Военный корреспондент В.И.Немирович-Данченко писал в газете «День»
от 15 апреля 1905 года: «Я следил десять месяцев за монахами. Здоровые и
сильные, молодец к молодцу, на работу они накинулись, словно жаждущий олень на
источники водные. Кажется не было для них ни устали, ни измора. В пламенном огне
они спешно подбирали раненых, отмахиваясь от пуль, как от мух. Конечно, с ними
не могли сравниться санитары, посланные сюда Красным Крестом, из которых
некоторые держали себя слишком слабо. Понятно, что монахи и послушники с Афона
ничего общего с такими санитарами не имели; трезвенные и девственники, они
смотрели на свое дело, как на святое послушание, почему и относились к нему в
высшей степени честно и строго.»
Отец Константин поражал всех мужеством и
работоспособностью, действуя со своей братией на поле боя под Лаояном и на реке
Шахе, работал днем и ночью, не только помогал, как санитар, но и утешал,
напутствовал раненых воинов. Поэт Никитин написал о нем такие немудреные
стихи:
«Хвала тебе, и честь, и слава,
Донской казак и схимонах!..
Ты заслужил на это право
У всего мира на глазах.
Страдальцев, пулями сраженных,
Скорбя, ты раны обмывал
И скорбью страшной удрученных
Увещевал и утешал.»
Красный Крест командировал о. Константина на Афон для набора
второй дружины монахов-санитаров. 26 февраля 1905 года он прибыл в Петербург,
где получил благодарность за труды и благословение на дальнейшее служение на
поприще милосердия митрополита Санкт-Петербургского Антония (Вадковского). Затем
в Константинополе был принят и получил благословение Вселенского Патриарха
Иоакима III. На Афоне его встретили торжественно, как прославленного труженика с
крестом, благодарственным молебном и похвальным словом. Вторая дружина была
быстро собрана. Но о. Константин не успокоился. Он призвал все афонские
монастыри к посильным пожертвованиям в пользу больных и раненых русских воинов.

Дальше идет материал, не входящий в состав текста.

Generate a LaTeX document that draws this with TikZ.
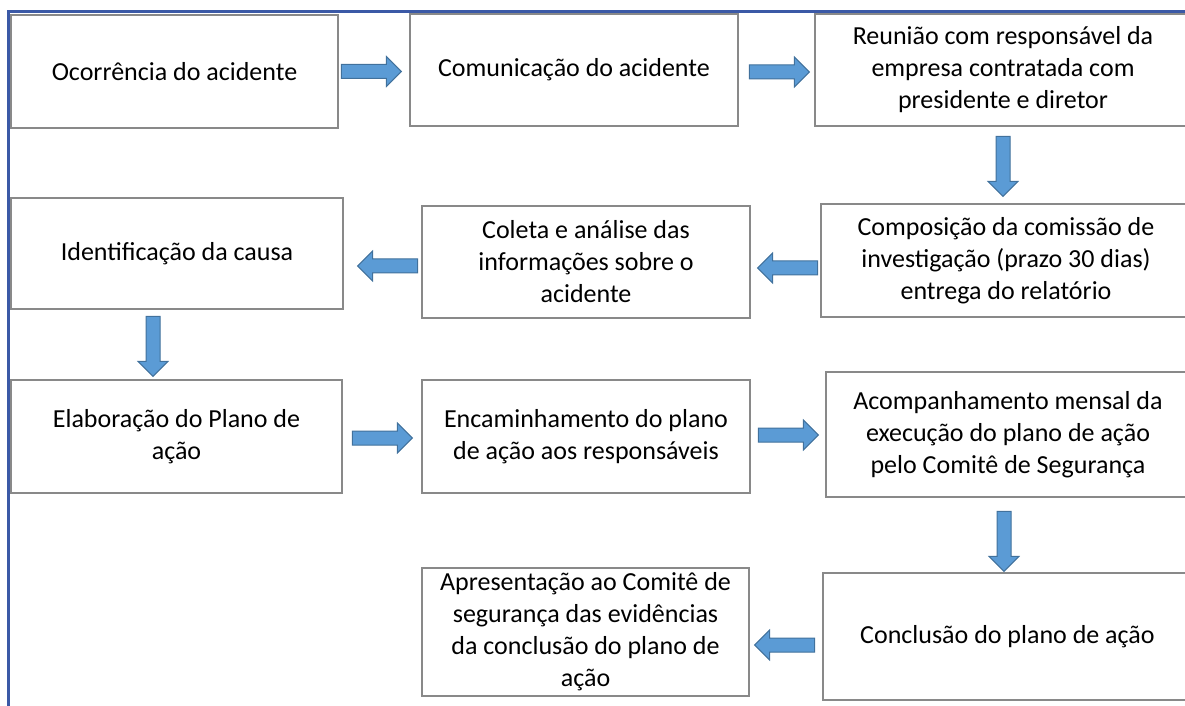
\documentclass[tikz,border=0pt]{standalone}
\usepackage{fontspec}
\setmainfont{Carlito}
\usetikzlibrary{shapes.arrows}

\definecolor{frameblue}{RGB}{59,89,166}
\definecolor{boxgray}{RGB}{137,137,137}
\definecolor{arrowfill}{RGB}{91,155,213}
\definecolor{arrowline}{RGB}{65,113,156}

\tikzset{
  flowbox/.style={draw=boxgray, line width=0.9pt, align=center,
    font=\fontsize{13}{16}\selectfont, inner sep=2pt},
  blockarr/.style={single arrow, draw=arrowline, fill=arrowfill, line width=0.5pt,
    inner xsep=0pt, inner ysep=3.25pt, minimum height=30pt,
    single arrow head extend=4pt},
  toright/.style={blockarr, anchor=tail},
  toleft/.style={blockarr, shape border rotate=180, anchor=tail},
  todown/.style={blockarr, inner xsep=3.25pt, inner ysep=0pt,
    shape border rotate=270, anchor=tail}
}

\begin{document}
\begin{tikzpicture}[x=0.5pt,y=-0.5pt]
  \useasboundingbox (0,0) rectangle (1185,706);
  \clip (0,0) rectangle (1185,706);
  \draw[frameblue, line width=1.5pt] (8.5,720) -- (8.5,11.5) -- (1200,11.5);

  % first row
  \node[flowbox, minimum width=163.5pt, minimum height=56.5pt] (ocorr) at (174.5,71.5) {Ocorrência do acidente};
  \node[flowbox, minimum width=164pt, minimum height=56pt] (comun) at (574,70) {Comunicação do acidente};
  \node[flowbox, minimum width=188pt, minimum height=56pt] (reuniao) at (1003,70)
    {Reunião com responsável da\\empresa contratada com\\presidente e diretor};

  % second row
  \node[flowbox, minimum width=185pt, minimum height=56.5pt] (comissao) at (1006,260.5)
    {Composição da comissão de\\investigação (prazo 30 dias)\\entrega do relatório};
  \node[flowbox, minimum width=164pt, minimum height=56pt] (coleta) at (586,262)
    {Coleta e análise das\\informações sobre o\\acidente};
  \node[flowbox, minimum width=166pt, minimum height=55.5pt] (causa) at (177,253.5) {Identificação da causa};

  % third row
  \node[flowbox, minimum width=165.5pt, minimum height=56.5pt] (plano) at (176.5,436.5)
    {Elaboração do Plano de\\ação};
  \node[flowbox, minimum width=164pt, minimum height=56.5pt] (encam) at (586,436.5)
    {Encaminhamento do plano\\de ação aos responsáveis};
  \node[flowbox, minimum width=182pt, minimum height=62.5pt] (acomp) at (1008,434.5)
    {Acompanhamento mensal da\\execução do plano de ação\\pelo Comitê de Segurança};

  % last row
  \node[flowbox, minimum width=184.5pt, minimum height=63.5pt] (conclusao) at (1007.5,636.5)
    {Conclusão do plano de ação};
  \node[flowbox, minimum width=163.5pt, minimum height=64pt] (apres) at (585.5,632)
    {Apresentação ao Comitê de\\segurança das evidências\\da conclusão do plano de\\ação};

  % arrows
  \node[toright] (a1) at ([xshift=1pt]ocorr.east) {};
  \node[toright] (a2) at ([xshift=5pt,yshift=-1pt]comun.east) {};
  \node[todown] (a3) at ([yshift=-4.5pt]reuniao.south) {};
  \node[toleft] (a4) at ([xshift=-1pt,yshift=-3.75pt]comissao.west) {};
  \node[toleft] (a5) at ([xshift=-1.5pt,yshift=-2pt]coleta.west) {};
  \node[todown] (a6) at ([xshift=-12pt,yshift=-3pt]causa.south) {};
  \node[toright] (a7) at ([xshift=4.5pt,yshift=-0.75pt]plano.east) {};
  \node[toright] (a8) at ([xshift=3.5pt,yshift=0.75pt]encam.east) {};
  \node[todown] (a9) at ([xshift=-2pt,yshift=-6.5pt]acomp.south) {};
  \node[toleft] (a10) at ([xshift=-3.5pt,yshift=-4.25pt]conclusao.west) {};
\end{tikzpicture}
\end{document}
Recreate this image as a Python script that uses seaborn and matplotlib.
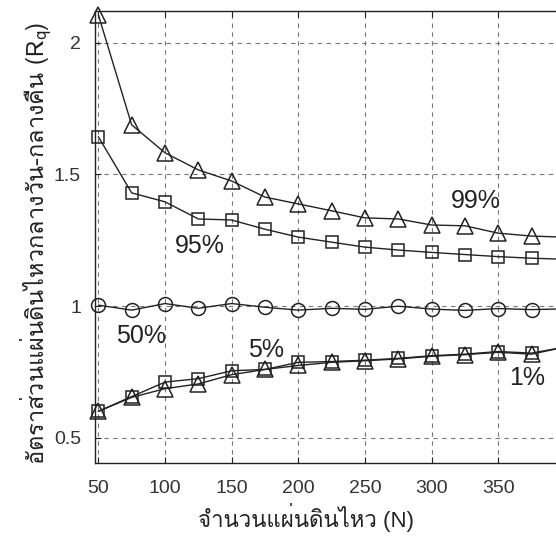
import matplotlib
matplotlib.use("Agg")
import matplotlib.pyplot as plt
from matplotlib import font_manager
from matplotlib.ft2font import FT2Font
import seaborn as sns

# values
N = [50, 75, 100, 125, 150, 175, 200, 225, 250, 275, 300, 325, 350, 375, 400]
p99 = [2.106, 1.688, 1.582, 1.517, 1.475, 1.414, 1.388, 1.362, 1.335, 1.331, 1.308, 1.305, 1.277, 1.266, 1.262]
p95 = [1.643, 1.430, 1.396, 1.331, 1.327, 1.292, 1.262, 1.243, 1.224, 1.213, 1.204, 1.196, 1.188, 1.182, 1.178]
p50 = [1.004, 0.985, 1.010, 0.992, 1.010, 0.996, 0.985, 0.992, 0.988, 1.000, 0.989, 0.984, 0.991, 0.987, 0.990]
p05 = [0.601, 0.657, 0.712, 0.725, 0.755, 0.760, 0.787, 0.790, 0.795, 0.802, 0.812, 0.818, 0.828, 0.822, 0.845]
p01 = [0.601, 0.654, 0.687, 0.705, 0.740, 0.760, 0.775, 0.787, 0.793, 0.800, 0.810, 0.816, 0.825, 0.818, 0.845]

series = [(p99, "^", 12), (p95, "s", 9), (p50, "o", 10), (p05, "s", 9), (p01, "^", 12)]
labels = ["99%", "95%", "50%", "5%", "1%"]
label_pos = [(333, 1.40), (126, 1.228), (82, 0.886), (176, 0.833), (372, 0.726)]

xticks = [50, 100, 150, 200, 250, 300, 350]
yticks = [0.5, 1, 1.5, 2]
ytick_labels = ["0.5", "1", "1.5", "2"]

xlabel = "จำนวนแผ่นดินไหว (N)"
ylabel = "อัตราส่วนแผ่นดินไหวกลางวัน-กลางคืน (R$_q$)"


# find an installed font that can draw Thai
def thai_font():
    for f in font_manager.fontManager.ttflist:
        try:
            if 0x0E08 in FT2Font(f.fname).get_charmap():
                return f.name
        except Exception:
            pass
    return None


sns.set_style("white")
fam = thai_font() or 'DejaVu Sans'
plt.rcParams['font.family'] = ['Liberation Sans', fam, 'DejaVu Sans']
# mathtext does not fall back between families, so the y label (Thai + R_q)
# is set entirely in the Thai-capable font
plt.rcParams['mathtext.fontset'] = 'custom'
plt.rcParams['mathtext.rm'] = fam
plt.rcParams['mathtext.it'] = fam

fig = plt.figure(figsize=(5.56, 5.40), dpi=100)
ax = fig.add_axes([95 / 556, 1 - 463 / 540, 476.6 / 556, 452 / 540])

ink = "#222222"
for vals, mk, ms in series:
    sns.lineplot(x=N, y=vals, ax=ax, color=ink, linewidth=1.0, marker=mk, markersize=ms,
                 markerfacecolor="none", markeredgecolor=ink, markeredgewidth=1.1,
                 clip_on=False, zorder=3)

for txt, (x, y) in zip(labels, label_pos):
    ax.text(x, y, txt, fontsize=18, color=ink, ha="center", va="center")

ax.set_xlim(47.5, 405)
ax.set_ylim(0.405, 2.12)
ax.set_xticks(xticks)
ax.set_xticklabels([str(t) for t in xticks])
ax.set_yticks(yticks)
ax.set_yticklabels(ytick_labels)
ax.grid(True, color="#777777", linestyle=(0, (4, 4)), linewidth=0.8)
ax.tick_params(direction="in", length=4, color=ink, labelsize=14, labelcolor="#333333",
               top=True, left=True, bottom=True)
ax.tick_params(axis="x", pad=12)
ax.tick_params(axis="y", pad=10)
for s in ax.spines.values():
    s.set_color(ink)
    s.set_linewidth(1.0)

ax.set_xlabel(xlabel, fontsize=16, color=ink)
ax.set_ylabel(ylabel, fontsize=17, color=ink, family=fam)
ax.xaxis.set_label_coords((306 - 95) / 476.6, -0.088)
ax.yaxis.set_label_coords(-0.084, 0.487)

fig.savefig("out.png", dpi=100)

На призыв откликнулись монастыри греческие и молдавские, болгарские и иверские и
иные обители. На пожертвования были приобретены продукты, медикаменты и пр.
Война тем временем окончилась, но о. Константин вновь прибыл в Харбин, где
заботился со своей братией о раненых в лазаретах. Среди его сотрудников были и
получившие тяжелые ранения, и перенесшие тяготы плена у японцев. По окончании
войны они все вернулись на Афон, получив соответствующие награды. О. Константин
был представлен к награждению золотым наперстным крестом на Георгиевской ленте.
Из-за чиновничьей волокиты награда пришла к нему через восемь месяцев. По пути
на Афон о. Константин посетил свою родную станицу Кочетовскую. На Святой горе
его торжественно встретил в Пантелеимоновском монастыре архимандрит Мисаил с
братией. Затем о. Константин продолжил монашеский подвиг в «своей»
Златоустовской обители. Дата кончины его пока неизвестна.
Архимандрит
Макарий (Сушков), игумен Свято-Пантелеимоновского монастыря происходил из
«торгового сословия». Принял постриг на Афоне. В начале войны с Турцией был
одним из самых авторитетных и уважаемых наместников афонских монастырей. О.
Макарий задался целью спасти святыни, находящиеся в храмах Болгарии, и сами
болгарские храмы и монастыри от неизбежного разграбления и уничтожения турецкими
войсками. О. Макарий на свой страх и риск добился переговоров с султаном о
гарантиях неприкосновенности храмов во время боевых действий в Болгарии. Султан
поставил условием выкуп — крупную сумму денег (полтора миллиона золотых рублей).
Не видя другого выхода, архимандрит Макарий изыскал возможность быстро получить
требуемые деньги и внес их, получив обязательство султана сохранить в
неприкосновенности во время войны ВСЕ православные церкви и монастыри в
Болгарии, Сербии и Румынии. Императору Александру II дело было представлено
таким образом, что о. Макарий получил строгий выговор, но после войны, когда
выяснилось, что храмы и монастыри сохранились, выговор был снят. Итак, храмы и
хранящиеся в них памятники церковного искусства Болгарии были спасены Промыслом
Божием через мудрые и смелые действия Архимандрита Макария Сушкова и его
помощников из числа русской братии на Афоне. Всю войну братия
Свято-Пантелеимоновского монастыря усиленно молилась о даровании победы русскому
оружию. Когда же под Плевной начались неудачи, монастырь положил на себя «канон»
— правило сорок лет совершать «молебные пения великим святым». Вскоре
последовало падение Плевны, перелом в войне и ее скорое и славное для России
окончание.1
Действия русского афонского монашества, о которых шла
речь, прочно забыты, ибо чужды общественной исторической памяти. Но национальная
историческая память России и Болгарии без воспоминания об этих людях и их делах
— неполная. Пусть наше воспоминание о них будет поминовением с благодарностью и
любовью. Вечная им память и вечный покой.
1 Материал об этих подвижниках был собран болгарским протоиереем Иосифом Гордеевым, настоятелем храма-памятника на Шипке, и впервые опубликован в ЖМП (1974, N 8).